À l’avenir, quelles évolutions liées au sport aimerais-tu voir se développer ?

Je crois très fort que si une personne ne lâche pas son rêve, à un moment dans sa vie elle l’atteindra. Moi, je veux être joueur de tennis professionnel. C’est une mission que je me donne. Mes parents m’interrogent parfois, sur ce métier. Je dois leur montrer que je suis capable de faire de grandes choses. Je pense que quand on est intéressé pour faire un sport ou que l’on veut devenir professionnel et faire ce métier dans le futur, vraiment il ne faut jamais lâcher. Mais il ne faut pas non plus lâcher les études, qui amèneront au succès à un moment.

« Je crois très fort que si une personne ne lâche pas son rêve, à un moment dans sa vie, elle l’atteindra. »

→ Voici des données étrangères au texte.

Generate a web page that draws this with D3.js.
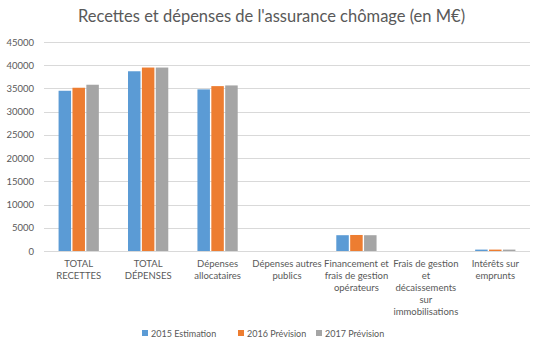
<!DOCTYPE html>
<html>
<head>
<meta charset="utf-8">
<script src="https://cdnjs.cloudflare.com/ajax/libs/d3/7.8.5/d3.min.js"></script>
<style>
  body { margin: 0; background: #fff; }
  svg { font-family: "Lato", "Open Sans", sans-serif; }
</style>
</head>
<body>
<svg id="chart" width="543" height="350"></svg>
<script>
// chart data
const categories = [
    "TOTAL\nRECETTES",
    "TOTAL\nDÉPENSES",
    "Dépenses\nallocataires",
    "Dépenses autres\npublics",
    "Financement et\nfrais de gestion\nopérateurs",
    "Frais de gestion\net\ndécaissements\nsur\nimmobilisations",
    "Intérêts sur\nemprunts"
];
const seriesNames = ["2015 Estimation", "2016 Prévision", "2017 Prévision"];
const est2015 = [34500, 38700, 34800, 0, 3400, 0, 300];
const prev2016 = [35150, 39500, 35500, 0, 3450, 0, 300];
const prev2017 = [35800, 39500, 35650, 0, 3400, 0, 300];
const yTicks = [0, 5000, 10000, 15000, 20000, 25000, 30000, 35000, 40000, 45000];
const colors = ["#5B9BD5", "#ED7D31", "#A5A5A5"];

const svg = d3.select("#chart");
const margin = {left: 44, right: 13, top: 42, bottom: 99};
const width = +svg.attr("width");
const height = +svg.attr("height");

const values = [est2015, prev2016, prev2017];
const rows = categories.map((c, i) => ({cat: c, vals: values.map(s => s[i])}));

const x0 = d3.scaleBand()
    .domain(categories)
    .range([margin.left, width - margin.right])
    .paddingInner(0.38)
    .paddingOuter(0.19);

const x1 = d3.scaleBand()
    .domain(seriesNames)
    .range([0, x0.bandwidth()])
    .padding(0.1);

const y = d3.scaleLinear()
    .domain([0, 45000])
    .range([height - margin.bottom, margin.top]);

// title
svg.append("text")
    .attr("x", width / 2)
    .attr("y", 22)
    .attr("text-anchor", "middle")
    .attr("fill", "#595959")
    .attr("font-size", 16.5)
    .text("Recettes et dépenses de l'assurance chômage (en M€)");

// gridlines
svg.append("g")
    .selectAll("line")
    .data(yTicks)
    .enter().append("line")
    .attr("x1", margin.left)
    .attr("x2", width - margin.right)
    .attr("y1", d => Math.round(y(d)) + 0.5)
    .attr("y2", d => Math.round(y(d)) + 0.5)
    .attr("stroke", "#d9d9d9")
    .attr("stroke-width", 1);

// y axis labels
const yAxis = d3.axisLeft(y).tickValues(yTicks).tickFormat(d3.format("d")).tickSize(0).tickPadding(10);
const yg = svg.append("g")
    .attr("transform", "translate(" + margin.left + ",0)")
    .call(yAxis);
yg.select(".domain").remove();
yg.selectAll("text")
    .attr("fill", "#595959")
    .attr("font-size", 9.5)
    .attr("font-family", "Lato, sans-serif");

// bars
const groups = svg.append("g")
    .selectAll("g")
    .data(rows)
    .enter().append("g")
    .attr("transform", d => "translate(" + x0(d.cat) + ",0)");

groups.selectAll("rect")
    .data(d => d.vals.map((v, i) => ({name: seriesNames[i], value: v, i: i})))
    .enter().append("rect")
    .attr("x", d => x1(d.name))
    .attr("width", x1.bandwidth())
    .attr("y", d => y(d.value))
    .attr("height", d => y(0) - y(d.value))
    .attr("fill", d => colors[d.i]);

// x labels
const xg = svg.append("g");
categories.forEach(c => {
    const t = xg.append("text")
        .attr("x", x0(c) + x0.bandwidth() / 2)
        .attr("y", y(0) + 16)
        .attr("text-anchor", "middle")
        .attr("fill", "#595959")
        .attr("font-size", 9.5);
    c.split("\n").forEach((line, k) => {
        t.append("tspan")
            .attr("x", x0(c) + x0.bandwidth() / 2)
            .attr("dy", k === 0 ? 0 : 12)
            .text(line);
    });
});

// legend
const legendX = [142, 238, 316];
const legend = svg.append("g");
seriesNames.forEach((name, i) => {
    legend.append("rect")
        .attr("x", legendX[i])
        .attr("y", 330)
        .attr("width", 6)
        .attr("height", 6)
        .attr("fill", colors[i]);
    legend.append("text")
        .attr("x", legendX[i] + 9)
        .attr("y", 337)
        .attr("fill", "#595959")
        .attr("font-size", 9)
        .text(name);
});
</script>
</body>
</html>
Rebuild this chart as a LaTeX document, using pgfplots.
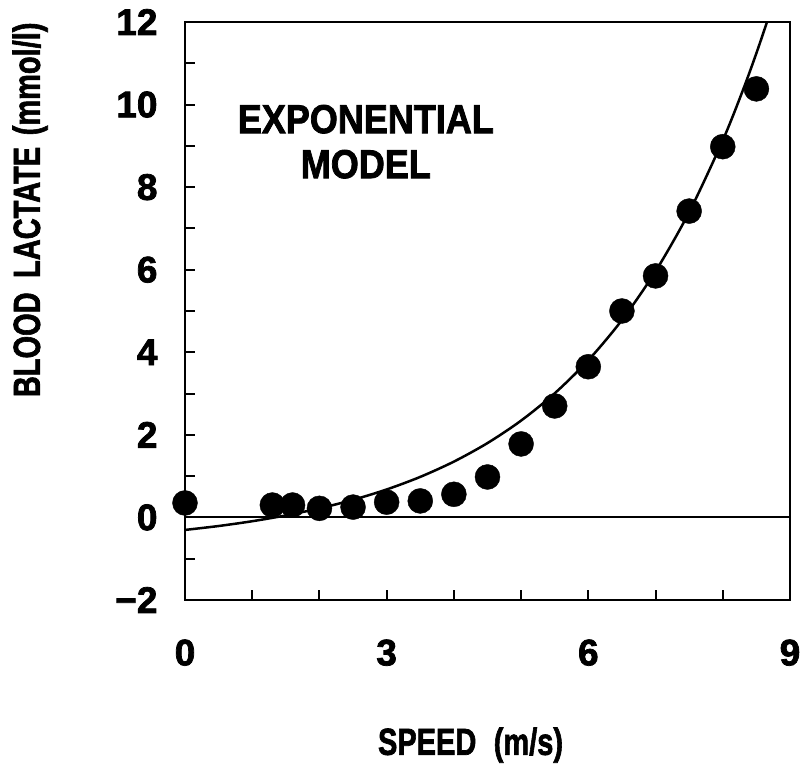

J’ai fait ramasseur de balles à la Coupe d’Europe 15-16 ans Filles. J’ai approché les grandes joueuses. J’ai fait aussi des sélections au club, au Tennis club Brestois pour être ramasseur à l’Open de Brest, qui est un tournoi de tennis professionnel masculin du circuit ATP Challenger.  On m’a dit que j’étais trop jeune, mais à partir de l’année prochaine, ce sera possible.

Mon quartier peut s’améliorer, je pense. Pour ceux qui veulent pratiquer le tennis, mais qui ne sont pas sûrs, « Fête le Mur » a un projet, comme à Marseille et à Beauvais, où ils ont installé des terrains sur l’herbe, vraiment très beaux, avec de la peinture, des graffitis. Ils aimeraient faire ça à Keredern, pour montrer le tennis à ceux qui ne savent pas et qui hésitent, pour éviter de payer comme moi, avant de lâcher. C’est un sport qu’il faut prendre le temps de comprendre, de pratiquer, d’écouter.